Since his election in 2013, the pope has often told Catholics to practice what their religion preaches (EPA)
‘Populism is evil’
Pope Francis has warned about the dangers of rising populism in western democracies.
“Populism is evil and ends badly as the past century showed,” he said.
When he was asked if he worries about the rise of populism in the United States and Europe, he said people should not repeat the same mistakes as in the 1930s, when they turned to “saviours” to resolve economic and political crises only to end up at war.
“Crises provoke fear, alarm. In my opinion, the most obvious example of European populism is Germany in 1933,” he said. “A people that was immersed in a crisis, that looked for its identity until this charismatic leader came and promised to give their identity back, and he gave them a distorted identity, and we all know what happened.
“In times of crisis, we lack judgement, and that is a constant reference for me… That is why I always try to say: talk among yourselves, talk to one another.”
Spreading fake news is ‘probably the greatest damage that the media can do’ pontiff says (Getty)
Fake news is like getting aroused by faeces
The pontiff said writing fake news and stories about scandals is like being sexually aroused by excrement.
He said spreading fake news is “probably the greatest damage that the media can do”, calling it “a sin” to do so instead of educating the public.
“I think the media have to be very clear, very transparent, and not fall into — no offence intended – the sickness of coprophilia, that is, always wanting to cover scandals, covering nasty things, even if they are true,” he said.
“And since people have a tendency towards the sickness of coprophagia, a lot of damage can be done.”
He later apologised for his use of a precise psychological term, which describes when people are aroused by excrement.
Severe punishment of paedophiles
Despite his progressive reputation, Pope Francis has been criticised for his handling of child rape scandals within the Catholic Church.
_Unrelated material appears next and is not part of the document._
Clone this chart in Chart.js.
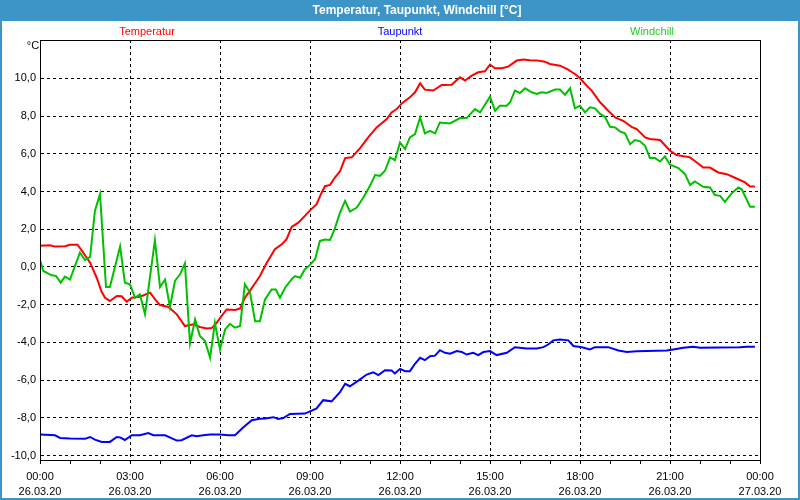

He has called for the “severe punishment” of paedophiles.
But it was revealed earlier this year that he had quietly recommended that the church sentence paedophile priests to a lifetime of prayer instead of serving time in jail.
In one case, Pope Francis reduced the penalty for Reverend Mauro Inzoli to a lifetime of prayer after he was convicted for sex crimes against five children as young as 12.
It was said to be one of several times that he had overruled recommendations from his own advisory council and reduced a priest’s sentence.
The priest in questions had been reassigned to a school in Argentina after being accused of sexually abusing children in Italy.
A senior Australian Catholic official has also warned the Pope may be “backsliding” in his crackdown on paedophile priests.